__DESCRIPTION OF THE TASK__. Find the word "React" in the listing; pull out each line holding it.

__COLLECTED DATA__.

++++

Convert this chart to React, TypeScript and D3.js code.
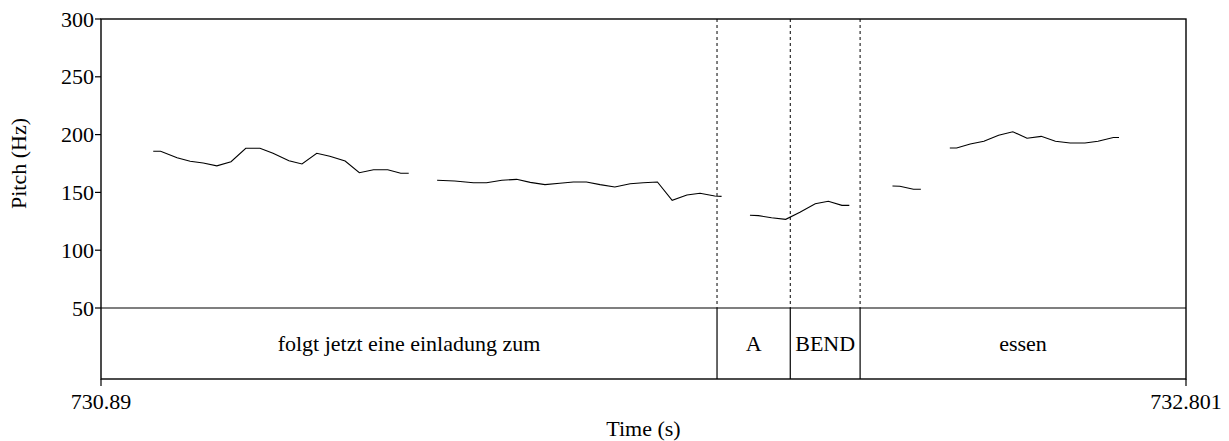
import React from "react";
import * as d3 from "d3";

const timeStart = 730.89;
const timeEnd = 732.801;
const yTicks = [50, 100, 150, 200, 250, 300];
const xTickLabels = ["730.89", "732.801"];

// pitch contour (null = unvoiced gap)
const pitchTimes: (number | null)[] = [
  730.982, 730.995, 731.024, 731.047, 731.070, 731.094, 731.119, 731.145, 731.170, 731.193,
  731.221, 731.244, 731.270, 731.293, 731.320, 731.345, 731.370, 731.395, 731.418, 731.432,
  null,
  731.482, 731.513, 731.546, 731.569, 731.596, 731.622, 731.646, 731.672, 731.698, 731.722,
  731.745, 731.769, 731.795, 731.822, 731.845, 731.870, 731.896, 731.922, 731.945, 731.971, 731.983,
  null,
  732.033, 732.048, 732.071, 732.096, 732.121, 732.148, 732.171, 732.195, 732.208,
  null,
  732.284, 732.297, 732.321, 732.334,
  null,
  732.385, 732.397, 732.421, 732.445, 732.471, 732.496, 732.521, 732.546, 732.571, 732.597,
  732.623, 732.646, 732.673, 732.683,
];
const pitchHz: (number | null)[] = [
  185.6, 185.6, 180.0, 177.0, 175.4, 173.0, 176.5, 188.2, 188.2, 183.9,
  177.4, 174.6, 183.8, 181.2, 177.2, 167.0, 169.6, 169.6, 166.6, 166.6,
  null,
  160.5, 159.9, 158.4, 158.4, 160.5, 161.3, 158.7, 156.7, 157.9, 159.0,
  159.0, 156.7, 154.7, 157.5, 158.4, 159.0, 143.2, 147.8, 149.2, 146.9, 146.6,
  null,
  130.2, 129.9, 128.1, 126.7, 132.8, 140.2, 142.3, 138.8, 138.8,
  null,
  155.5, 155.3, 152.7, 152.7,
  null,
  188.4, 188.4, 191.9, 194.3, 199.5, 202.5, 196.8, 198.5, 194.2, 192.7,
  192.7, 194.2, 197.5, 197.5,
];

// annotation tier
const tierBoundaries = [731.975, 732.104, 732.227];
const tierLabels = ["folgt jetzt eine einladung zum", "A", "BEND", "essen"];

const W = 1229;
const H = 441;
const left = 101;
const right = 1186;
const top = 19;
const pitchBottom = 308;
const bottom = 379;
const fs = 22;
const textStyle: React.CSSProperties = {
  fontFamily: '"Liberation Serif"',
  fontSize: fs,
};

export default function App() {
  const x = d3.scaleLinear().domain([timeStart, timeEnd]).range([left, right]);
  const y = d3.scaleLinear().domain([50, 300]).range([pitchBottom, top]);

  const pts = pitchTimes.map((t, i) => ({ t, f: pitchHz[i] }));
  const line = d3
    .line<{ t: number | null; f: number | null }>()
    .defined((d) => d.t !== null && d.f !== null)
    .x((d) => x(d.t as number))
    .y((d) => y(d.f as number));

  const edges = [timeStart, ...tierBoundaries, timeEnd];

  return (
    <svg
      width={W}
      height={H}
      style={{ position: "absolute", left: 0, top: 0, background: "#fff" }}
    >
      {/* pitch contour */}
      <path d={line(pts) || ""} fill="none" stroke="#000" strokeWidth={1.1} />

      {/* tier boundaries: dotted in pitch area, solid in tier */}
      {tierBoundaries.map((b, i) => (
        <g key={i}>
          <line x1={x(b)} x2={x(b)} y1={top} y2={pitchBottom} stroke="#000" strokeWidth={1} strokeDasharray="3,3" />
          <line x1={x(b)} x2={x(b)} y1={pitchBottom} y2={bottom} stroke="#000" strokeWidth={1.2} />
        </g>
      ))}

      {/* frame */}
      <rect x={left} y={top} width={right - left} height={bottom - top} fill="none" stroke="#000" strokeWidth={1.4} />
      <line x1={left} x2={right} y1={pitchBottom} y2={pitchBottom} stroke="#000" strokeWidth={1.2} />

      {/* y ticks */}
      {yTicks.map((v) => (
        <g key={v}>
          <line x1={left - 6} x2={left} y1={y(v)} y2={y(v)} stroke="#000" strokeWidth={1.2} />
          <text x={left - 7} y={y(v) + 7.5} textAnchor="end" style={textStyle}>
            {v}
          </text>
        </g>
      ))}
      <text
        transform={`translate(26, ${(top + pitchBottom) / 2}) rotate(-90)`}
        textAnchor="middle"
        style={textStyle}
      >
        Pitch (Hz)
      </text>

      {/* x ticks */}
      {[timeStart, timeEnd].map((t, i) => (
        <g key={i}>
          <line x1={x(t)} x2={x(t)} y1={bottom} y2={bottom + 7} stroke="#000" strokeWidth={1.2} />
          <text x={x(t)} y={409} textAnchor="middle" style={textStyle}>
            {xTickLabels[i]}
          </text>
        </g>
      ))}
      <text x={(left + right) / 2} y={436} textAnchor="middle" style={textStyle}>
        Time (s)
      </text>

      {/* tier labels */}
      {tierLabels.map((lab, i) => (
        <text
          key={i}
          x={(x(edges[i]) + x(edges[i + 1])) / 2}
          y={(pitchBottom + bottom) / 2 + 7.5}
          textAnchor="middle"
          style={textStyle}
        >
          {lab}
        </text>
      ))}
    </svg>
  );
}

++++

__RESPONSE BELOW__.
Convert this chart to React, TypeScript and D3.js code.
import React from "react";
const textStyle: React.CSSProperties = {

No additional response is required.